Survey: Latvian trust in official information is dwindling

Over the last half-year, public confidence in information provided by public authorities on the spread and limitations of COVID-19 has decreased significantly, as shown by a recent SKDS study, Latvian Television reported November 28.

The Internet is flooding with stories of someone who has not done a test but received positive result. Or about someone who died of other causes, but medics want to show COVID-19 as a cause of death for a cash bonus. A unifying aspect to all these stories – there are absolutely no indications to make sure that the information is true.

The fact that people choose to believe anonymous statements on the Internet is also confirmed by the SKDS study. In spring, 63% of 1,000 respondents trusted official information, which was a very good indicator.

The number of those who trust government information has fallen to 53%. But the number of people who do not trust government information has increased from 28% to 37%.

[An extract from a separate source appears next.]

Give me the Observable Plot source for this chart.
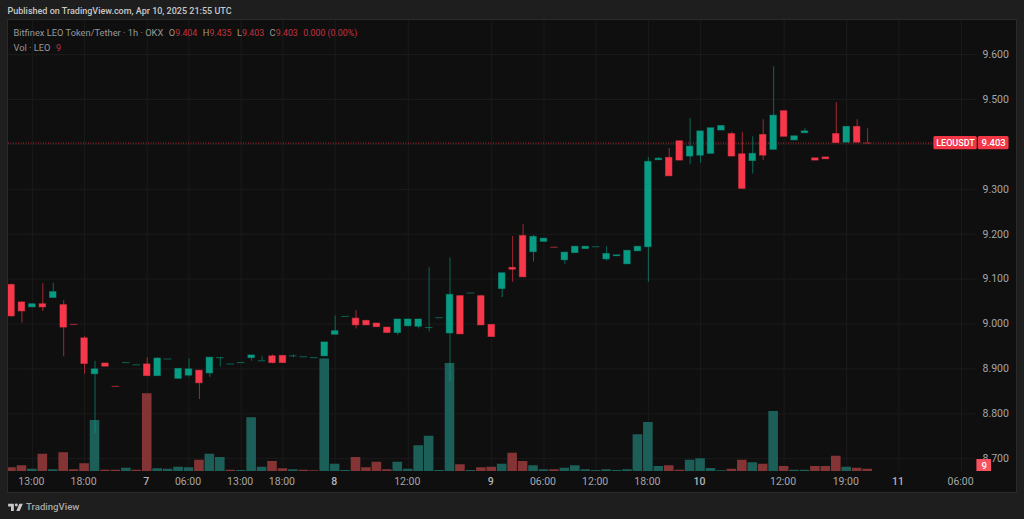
<!DOCTYPE html>
<html><head><meta charset="utf-8">
<script src="https://cdn.jsdelivr.net/npm/d3@7"></script>
<script src="https://cdn.jsdelivr.net/npm/@observablehq/plot@0.6"></script>
<style>
html,body{margin:0;padding:0;background:#1e1e1e;width:1024px;height:519px;overflow:hidden;font-family:Roboto,sans-serif}
#head{height:20px;line-height:22px;padding-left:7.5px;font-size:9px;font-weight:500;color:#c8c8c8;box-sizing:border-box}
#wrap{position:relative;margin-left:8px;width:1008px;height:472px;outline:1px solid #2a2a2a}
#wrap svg{display:block}
#legend{position:absolute;left:5.5px;top:6px;font-size:9.3px;line-height:13.5px;color:#979797;white-space:pre}
#legend b{font-weight:400;color:#c23240;font-size:8.8px}
#legend i{font-style:normal;display:inline-block;width:5.5px}
#foot{position:absolute;left:8px;top:501px;display:flex;align-items:center;gap:3px;color:#a8a8a8;font-size:9.6px;font-weight:500}
</style></head><body>
<div id="head">Published on TradingView.com, Apr 10, 2025 21:55 UTC</div>
<div id="wrap"><div id="legend"></div></div>
<div id="foot"><svg width="15" height="9" viewBox="0 0 36 22"><path fill="#c8c8c8" d="M14 22H7V11H0V4h14v18zM28 22h-8l7.5-18H36L28 22z"/><circle cx="20" cy="7.5" r="3.6" fill="#c8c8c8"/></svg><span>TradingView</span></div>
<script>
const open_ = [9.087,9.048,9.037,9.044,9.058,9.042,9.000,8.968,8.888,8.912,8.862,8.914,8.909,8.910,8.884,8.922,8.878,8.885,8.896,8.890,8.925,8.911,8.914,8.924,8.918,8.928,8.929,8.929,8.927,8.925,8.928,8.976,9.017,9.012,9.007,9.001,8.992,8.980,8.995,8.994,8.992,9.014,8.979,9.062,9.069,9.062,8.998,9.078,9.125,9.196,9.160,9.183,9.172,9.142,9.158,9.167,9.172,9.144,9.151,9.133,9.162,9.171,9.365,9.370,9.407,9.373,9.375,9.379,9.431,9.423,9.378,9.363,9.421,9.388,9.474,9.409,9.425,9.369,9.371,9.423,9.404,9.439,9.404];
const high = [9.089,9.050,9.044,9.090,9.091,9.052,9.000,8.972,8.917,8.912,8.862,8.914,8.909,8.925,8.925,8.922,8.900,8.922,8.896,8.925,8.925,8.911,8.914,8.930,8.928,8.931,8.929,8.931,8.927,8.925,8.959,9.018,9.017,9.030,9.007,9.001,8.992,9.010,9.010,9.010,9.125,9.014,9.147,9.062,9.069,9.064,8.998,9.113,9.195,9.222,9.197,9.190,9.172,9.159,9.172,9.172,9.172,9.172,9.153,9.163,9.172,9.371,9.371,9.391,9.407,9.458,9.429,9.436,9.441,9.427,9.427,9.417,9.455,9.573,9.474,9.418,9.435,9.369,9.371,9.493,9.439,9.455,9.435];
const low = [9.015,9.002,9.037,9.028,9.058,8.927,8.999,8.888,8.756,8.905,8.861,8.914,8.909,8.884,8.884,8.922,8.878,8.882,8.832,8.881,8.904,8.911,8.914,8.917,8.918,8.911,8.913,8.925,8.927,8.925,8.928,8.976,9.017,8.989,8.997,8.993,8.980,8.974,8.995,8.989,8.982,9.014,8.872,8.977,9.069,8.997,8.971,9.059,9.093,9.104,9.138,9.183,9.171,9.133,9.158,9.167,9.172,9.140,9.151,9.133,9.162,9.093,9.365,9.329,9.364,9.355,9.358,9.379,9.431,9.373,9.301,9.334,9.364,9.388,9.417,9.409,9.425,9.364,9.367,9.403,9.404,9.404,9.403];
const close_ = [9.017,9.028,9.044,9.037,9.071,8.992,8.999,8.911,8.899,8.905,8.861,8.914,8.909,8.884,8.923,8.922,8.900,8.899,8.868,8.925,8.925,8.911,8.914,8.930,8.918,8.913,8.913,8.929,8.927,8.925,8.959,8.984,9.017,8.997,8.997,8.993,8.980,9.010,9.010,9.010,8.992,9.014,9.065,8.977,9.069,8.997,8.971,9.113,9.121,9.104,9.194,9.190,9.171,9.159,9.172,9.172,9.172,9.156,9.153,9.163,9.172,9.361,9.368,9.329,9.364,9.395,9.429,9.436,9.441,9.373,9.301,9.379,9.375,9.464,9.417,9.418,9.429,9.364,9.367,9.403,9.439,9.404,9.403];
const volume = [15,23,9,69,7,75,7,31,204,5,5,13,5,311,11,9,17,15,45,69,56,5,4,215,17,40,11,7,5,3,450,29,4,56,15,37,7,37,9,103,141,4,432,27,4,15,17,29,73,40,23,7,7,13,23,7,4,7,4,7,147,196,20,23,5,45,51,12,3,9,45,35,29,240,20,5,5,20,20,61,17,13,9];
const volumeUp = [0,0,1,0,1,0,0,0,1,0,0,1,0,0,1,1,1,1,0,1,1,0,1,1,1,0,0,1,0,0,1,1,1,0,0,0,0,1,1,1,1,1,1,0,1,0,0,1,0,0,1,1,0,1,1,1,1,1,1,1,1,1,1,0,0,1,1,1,1,0,0,1,0,1,0,1,1,0,0,0,1,0,0];
const timeTicks = [2,7,17,22,26,38,51,56,61,74,80,91];
const timeLabels = ["13:00","18:00","06:00","13:00","18:00","12:00","06:00","12:00","18:00","12:00","19:00","06:00"];
const dayTicks = [13,31,46,66,85];
const dayLabels = ["7","8","9","10","11"];
const priceGrid = [8.7,8.8,8.9,9.0,9.1,9.2,9.3,9.4,9.5,9.6];
const priceLabels = [8.7,8.8,8.9,9.0,9.1,9.2,9.3,9.5,9.6];
const lastPrice = [9.403];
const lastVolume = [9];

const UP="#089c84", DOWN="#f7384b";
const index = open_.map((_,i)=>i);
const isUp = i => close_[i] >= open_[i];
const isDoji = i => Math.abs(close_[i]-open_[i]) < 0.002;
const yMin = 8.6715, yMax = 9.676, volK = 0.000557;
const volTop = v => yMin + v*volK;

const plot = Plot.plot({
  width:1008, height:472, marginTop:0, marginBottom:21, marginLeft:0, marginRight:40,
  style:{background:"#0f0f0f",color:"#a6a6a6",fontFamily:"Roboto,sans-serif",fontSize:"10.5px"},
  x:{type:"linear",domain:[-0.287,92.43],axis:null},
  y:{domain:[yMin,yMax],axis:null},
  marks:[
    Plot.ruleX([...timeTicks,...dayTicks],{x:d=>d,stroke:"#1b1b1b",strokeWidth:1}),
    Plot.ruleY(priceGrid,{y:d=>d,stroke:"#1b1b1b",strokeWidth:1}),
    Plot.rect(index,{x1:i=>i-0.46,x2:i=>i+0.46,y1:()=>yMin,y2:i=>volTop(volume[i]),
      fill:i=>volumeUp[i]?"#1c5f58":"#843434"}),
    Plot.ruleY(lastPrice,{y:d=>d,stroke:"#b52c3a",strokeDasharray:"1 1.5",strokeWidth:1}),
    Plot.ruleX(index,{x:i=>i,y1:i=>low[i],y2:i=>high[i],strokeWidth:1,strokeOpacity:0.62,
      stroke:i=>isUp(i)?UP:DOWN}),
    Plot.rect(index.filter(i=>!isDoji(i)),{x1:i=>i-0.31,x2:i=>i+0.31,y1:i=>open_[i],y2:i=>close_[i],
      fill:i=>isUp(i)?UP:DOWN,stroke:i=>isUp(i)?UP:DOWN,strokeOpacity:0.5,strokeWidth:1}),
    Plot.ruleY(index.filter(isDoji),{x1:i=>i-0.36,x2:i=>i+0.36,y:i=>close_[i],strokeWidth:1,strokeOpacity:0.6,
      stroke:i=>isUp(i)?UP:DOWN}),
    Plot.axisY({anchor:"right",ticks:priceLabels,tickSize:0,tickPadding:6,tickFormat:d3.format(".3f"),fill:"#a6a6a6"}),
    Plot.axisX({anchor:"bottom",ticks:timeTicks,tickSize:0,tickPadding:6,dx:-1,
      tickFormat:d=>timeLabels[timeTicks.indexOf(d)],fill:"#a6a6a6"}),
    Plot.axisX({anchor:"bottom",ticks:dayTicks,tickSize:0,tickPadding:6,dx:-1,fontWeight:500,
      tickFormat:d=>dayLabels[dayTicks.indexOf(d)],fill:"#b4b4b4"}),
    Plot.rect(lastPrice,{x1:()=>88.35,x2:()=>92.5,y1:d=>d-0.0148,y2:d=>d+0.0148,fill:"#f23645",rx:1.5}),
    Plot.rect(lastPrice,{x1:()=>92.6,x2:()=>95.55,y1:d=>d-0.0148,y2:d=>d+0.0148,fill:"#f23645",rx:1.5}),
    Plot.text(lastPrice,{x:()=>90.42,y:d=>d,text:()=>"LEOUSDT",fill:"#fff",fontSize:9,fontWeight:500}),
    Plot.text(lastPrice,{x:()=>94.07,y:d=>d,text:d=>d.toFixed(3),fill:"#fff",fontSize:9.5,fontWeight:500}),
    Plot.rect(lastVolume,{x1:()=>92.47,x2:()=>93.87,y1:()=>yMin,y2:()=>yMin+0.0267,fill:"#f7525f"}),
    Plot.text(lastVolume,{x:()=>93.17,y:()=>yMin+0.0134,text:d=>String(d),fill:"#fff",fontSize:9.5,fontWeight:500})
  ]
});
document.getElementById("wrap").prepend(plot);
document.getElementById("legend").innerHTML =
  'Bitfinex LEO Token/Tether · 1h · OKX<i></i>O<b>9.404</b><i></i>H<b>9.435</b><i></i>L<b>9.403</b><i></i>C<b>9.403</b><i></i><b>0.000 (0.00%)</b>\nVol · LEO<i></i><b>9</b>';
</script>
</body></html>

If we look at more detailed profiles, the government's communication is most trusted by young people aged 18 to 24, people of Latvian nationality, people in the public sector, and people with higher education.

Distrust in official information is more frequently shown by people with basic and secondary education, Russian-speaking people, low-income people, and Latgale residents.

The experts surveyed pointed out that before blaming internet trolls who have stolen society's trust, government should also look at their own mistakes. Perhaps ministers have lowered their own credibility.

“First of all, we have seen that, unlike in the spring, the cohesion of government and internal solidarity are not exactly the same. We see disputes between the Minister for Health and the Prime Minister and others. The overall coherence that was there in the spring has vanished.

But the context has changed, too. There are very different infection rates at the moment, and consequently the perception of government behavior is completely different,” explained Mārtiņš Kaprāns, lead researcher of the LU Institute of Philosophy and Sociology.

Head of the SKDS, sociologist Arnis Kaktiņš, said: “There have been a series of episodes that have in no way contributed to an increase in confidence levels. One example was the story of the Rīga marathon, where, if I understood correctly, the experts did not say [that it was not allowed to happen], even the Minister for Health did not object and believed that the marathon could take place. But the government thought it was smarter than epidemiologists and said, no, this marathon will not happen.”

Experts say that if the government wants the public to hear their calls to “be united” and “follow the recommendations of epidemiologists”, ministers themselves should demonstrate unity in their work and take expert advice into account in their decisions. Otherwise, they will set the stage for conspiracy theorists.